También debo recordar que esta ciudad se llama León, población dotada de especial idiosincrasia. Tan sólo hace unos días el equipo de fútbol local, ‘La Cultural’ (curioso nombre), ascendió a la llamada Segunda División y ya voy escuchando a diario una repetida y optimista frase: «Sí, pero el año que viene ‘pa’ Segunda B…». No hay quien nos cambie la mala milk .
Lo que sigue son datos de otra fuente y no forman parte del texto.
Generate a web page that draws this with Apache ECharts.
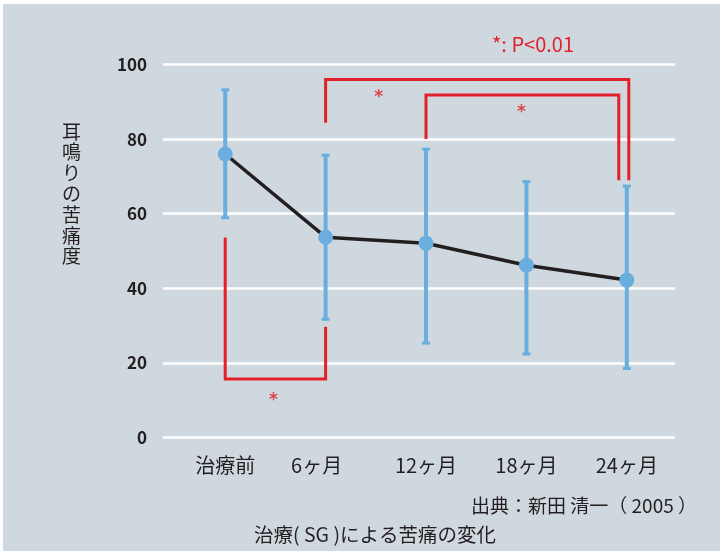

En mi memoria, asimismo, la reconstrucción (qué no remodelación) del Palacio del Conde Luna, emblemático edificio que el tiempo convirtió en almacén de frutas, escaleras derrumbadas, techumbres arruinadas, solado de peligrosos tablones de madera podrida y un largo etcétera de inmundicias. Lo viví en primera persona en numerosas ocasiones. Pues bien, durante las complicadas obras también se escuchaban voces de ‘amotinados’ intentando paralizar o poner pegas a la recuperación del histórico edificio por vaya usted a saber qué razones. Ni siquiera tenían en cuenta el exterior: «Justo debajo de los escudos heráldicos y el frontis gótico, una singular trapa de sillería metálica era coronada por otro práctico blasón en campo de gules blanco y barras cruzadas sobre hojalata pintada al duco. Respectivamente hablamos de la puerta levadiza de entrada al almacén frutero y de la señal de prohibido aparcar». Finalizada la obra, los insurrectos «miraron de soslayo, fuesen y no hubo nada».